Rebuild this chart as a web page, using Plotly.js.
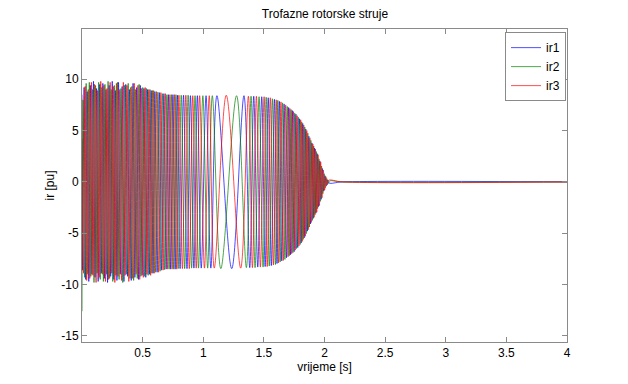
<!DOCTYPE html>
<html>
<head>
<meta charset="utf-8">
<script src="https://cdn.plot.ly/plotly-3.0.1.min.js"></script>
<style>html,body{margin:0;padding:0;background:#fff;}#chart{width:628px;height:384px;}</style>
</head>
<body>
<div id="chart"></div>
<script>
// Peaks / troughs of each rotor phase current (time in s, current in pu)
const t1 = [0.0000,0.0043,0.0172,0.0301,0.0430,0.0559,0.0688,0.0817,0.0946,0.1075,0.1204,0.1333,0.1462,0.1591,0.1720,0.1849,0.1978,0.2107,0.2236,0.2365,0.2494,0.2623,0.2752,0.2881,0.3010,0.3160,0.3310,0.3460,0.3610,0.3760,0.3910,0.4060,0.4210,0.4360,0.4510,0.4660,0.4810,0.4960,0.5110,0.5260,0.5410,0.5560,0.5710,0.5860,0.6010,0.6196,0.6382,0.6568,0.6754,0.6940,0.7126,0.7312,0.7498,0.7684,0.7870,0.8089,0.8374,0.8659,0.8944,0.9229,0.9514,0.9836,1.0232,1.0628,1.1128,1.2348,1.3358,1.3834,1.4164,1.4494,1.4824,1.5104,1.5359,1.5614,1.5869,1.6084,1.6279,1.6474,1.6669,1.6864,1.7044,1.7194,1.7344,1.7494,1.7644,1.7794,1.7944,1.8078,1.8204,1.8330,1.8456,1.8582,1.8708,1.8834,1.8960,1.9074,1.9182,1.9290,1.9398,1.9506,1.9614,1.9722,1.9830,1.9938,2.0046,2.0154,2.0262,2.0370,2.15,4.0];
const ir1 = [4.2,-8.6,9.2,-9.5,8.8,-9.7,9.4,-9.0,9.8,-9.3,9.1,-9.7,9.5,-8.9,9.6,-9.4,9.0,-9.8,9.4,-9.2,9.8,-9.5,8.9,-9.6,9.7,-9.0,9.3,-9.7,9.5,-9.2,9.0,-9.6,9.6,-9.3,9.2,-9.5,9.4,-9.1,9.1,-9.3,9.0,-9.0,8.9,-8.9,8.8,-8.8,8.7,-8.6,8.6,-8.5,8.5,-8.5,8.5,-8.5,8.45,-8.45,8.45,-8.45,8.4,-8.4,8.4,-8.4,8.4,-8.4,8.4,-8.45,8.4,-8.35,8.35,-8.3,8.3,-8.25,8.2,-8.15,8.05,-7.95,7.85,-7.7,7.6,-7.4,7.25,-7.1,6.95,-6.8,6.6,-6.4,6.15,-5.95,5.7,-5.45,5.15,-4.8,4.45,-4.1,3.8,-3.55,3.3,-3.05,2.75,-2.4,2.05,-1.7,1.3,-0.9,0.6,-0.38,0.2,-0.1,0,0];

const t2 = [0.0000,0.0086,0.0215,0.0344,0.0473,0.0602,0.0731,0.0860,0.0989,0.1118,0.1247,0.1376,0.1505,0.1634,0.1763,0.1892,0.2021,0.2150,0.2279,0.2408,0.2537,0.2666,0.2795,0.2924,0.3060,0.3210,0.3360,0.3510,0.3660,0.3810,0.3960,0.4110,0.4260,0.4410,0.4560,0.4710,0.4860,0.5010,0.5160,0.5310,0.5460,0.5610,0.5760,0.5910,0.6072,0.6258,0.6444,0.6630,0.6816,0.7002,0.7188,0.7374,0.7560,0.7746,0.7932,0.8184,0.8469,0.8754,0.9039,0.9324,0.9609,0.9968,1.0364,1.0748,1.1448,1.2748,1.3558,1.3944,1.4274,1.4604,1.4934,1.5189,1.5444,1.5699,1.5954,1.6149,1.6344,1.6539,1.6734,1.6929,1.7094,1.7244,1.7394,1.7544,1.7694,1.7844,1.7994,1.8120,1.8246,1.8372,1.8498,1.8624,1.8750,1.8876,1.9002,1.9110,1.9218,1.9326,1.9434,1.9542,1.9650,1.9758,1.9866,1.9974,2.0082,2.0190,2.0298,2.0406,2.15,4.0];
const ir2 = [-12.6,8.0,-9.3,9.6,-9.0,9.7,-9.2,9.0,-9.8,9.4,-8.9,9.7,-9.5,9.2,-9.7,9.5,-9.0,9.8,-9.4,9.0,-9.7,9.4,-9.1,9.7,-9.5,9.1,-9.8,9.4,-9.0,9.6,-9.4,9.3,-9.6,9.0,-9.4,9.5,-9.2,9.2,-9.2,9.1,-9.1,9.0,-8.9,8.9,-8.8,8.75,-8.7,8.6,-8.55,8.5,-8.5,8.5,-8.5,8.5,-8.45,8.45,-8.45,8.45,-8.4,8.4,-8.4,8.4,-8.4,8.4,-8.45,8.4,-8.35,8.35,-8.35,8.3,-8.3,8.25,-8.2,8.1,-8.05,7.95,-7.8,7.7,-7.55,7.35,-7.2,7.05,-6.9,6.7,-6.5,6.3,-6.1,5.85,-5.6,5.35,-5.05,4.75,-4.4,4.05,-3.75,3.5,-3.2,2.95,-2.6,2.25,-1.9,1.55,-1.15,0.8,-0.55,0.32,-0.18,0.08,0,0];

const t3 = [0.0000,0.0129,0.0258,0.0387,0.0516,0.0645,0.0774,0.0903,0.1032,0.1161,0.1290,0.1419,0.1548,0.1677,0.1806,0.1935,0.2064,0.2193,0.2322,0.2451,0.2580,0.2709,0.2838,0.2967,0.3110,0.3260,0.3410,0.3560,0.3710,0.3860,0.4010,0.4160,0.4310,0.4460,0.4610,0.4760,0.4910,0.5060,0.5210,0.5360,0.5510,0.5660,0.5810,0.5960,0.6134,0.6320,0.6506,0.6692,0.6878,0.7064,0.7250,0.7436,0.7622,0.7808,0.7994,0.8279,0.8564,0.8849,0.9134,0.9419,0.9704,1.0100,1.0496,1.0908,1.1898,1.3088,1.3724,1.4054,1.4384,1.4714,1.5019,1.5274,1.5529,1.5784,1.6019,1.6214,1.6409,1.6604,1.6799,1.6994,1.7144,1.7294,1.7444,1.7594,1.7744,1.7894,1.8036,1.8162,1.8288,1.8414,1.8540,1.8666,1.8792,1.8918,1.9038,1.9146,1.9254,1.9362,1.9470,1.9578,1.9686,1.9794,1.9902,2.0010,2.0118,2.0226,2.0334,2.15,4.0];
const ir3 = [8.5,-8.9,9.3,-9.6,9.0,-9.4,9.7,-9.1,9.5,-9.8,8.9,-9.3,9.8,-9.0,9.4,-9.7,9.1,-9.5,9.7,-8.9,9.3,-9.8,9.6,-9.2,9.0,-9.6,9.7,-9.1,9.4,-9.7,9.2,-9.4,9.6,-9.0,9.4,-9.5,9.1,-9.3,9.2,-9.0,9.0,-9.1,8.9,-8.9,8.8,-8.8,8.7,-8.6,8.6,-8.5,8.5,-8.5,8.5,-8.5,8.45,-8.45,8.45,-8.45,8.4,-8.4,8.4,-8.4,8.4,-8.4,8.45,-8.4,8.35,-8.35,8.35,-8.3,8.3,-8.25,8.2,-8.1,8.0,-7.9,7.8,-7.65,7.5,-7.3,7.15,-7.0,6.85,-6.65,6.45,-6.25,6.05,-5.8,5.55,-5.3,5.0,-4.65,4.3,-3.95,3.7,-3.45,3.2,-2.95,2.65,-2.3,1.95,-1.55,1.15,-0.8,0.5,-0.3,0.15,0,0];

const seriesNames = ['ir1','ir2','ir3'];
const xTicks = [0.5,1,1.5,2,2.5,3,3.5,4];
const yTicks = [-15,-10,-5,0,5,10];

const colors = ['#0000ff','#008000','#ff0000'];
const xs = [t1,t2,t3], ys = [ir1,ir2,ir3];
const traces = seriesNames.map((n,i)=>({
  x: xs[i], y: ys[i], name: n, type:'scatter', mode:'lines',
  line:{color:colors[i], width:0.7, shape:'spline', smoothing:1}
}));

const fontFam = '"Liberation Sans Narrow","Arial Narrow","Liberation Sans",Arial,sans-serif';
const axCommon = {
  showline:true, mirror:'ticks', linecolor:'#8a8a8a', linewidth:1,
  ticks:'inside', ticklen:5, tickcolor:'#8a8a8a', showgrid:false, zeroline:false,
  tickfont:{family:fontFam, size:12, color:'#000'}
};
const layout = {
  width:628, height:384,
  margin:{l:82, r:61, t:29, b:42},
  paper_bgcolor:'#fff', plot_bgcolor:'#fff',
  font:{family:fontFam, size:12, color:'#000'},
  title:{text:'Trofazne rotorske struje', font:{family:fontFam, size:12, color:'#000'}, x:0.5175, xanchor:'center', y:0.963, yanchor:'middle', xref:'container'},
  xaxis:Object.assign({}, axCommon, {range:[0,4], tickvals:xTicks, ticktext:xTicks.map(String),
    title:{text:'vrijeme [s]', font:{family:fontFam, size:12}, standoff:0}}),
  yaxis:Object.assign({}, axCommon, {range:[-15.6,14.9], tickvals:yTicks, ticktext:yTicks.map(String),
    title:{text:'ir [pu]', font:{family:fontFam, size:12}, standoff:4}}),
  showlegend:true,
  legend:{x:0.998, xanchor:'right', y:0.99, yanchor:'top', bgcolor:'#fff', bordercolor:'#8a8a8a', borderwidth:1,
    font:{family:fontFam, size:12}, itemwidth:30, tracegroupgap:0}
};
Plotly.newPlot('chart', traces, layout, {staticPlot:true, displayModeBar:false});
</script>
</body>
</html>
· · · · ·
- [AIM]: Only a number is wanted: how many lines contain the word "chart"?

- [COMPLETED TASK]: 4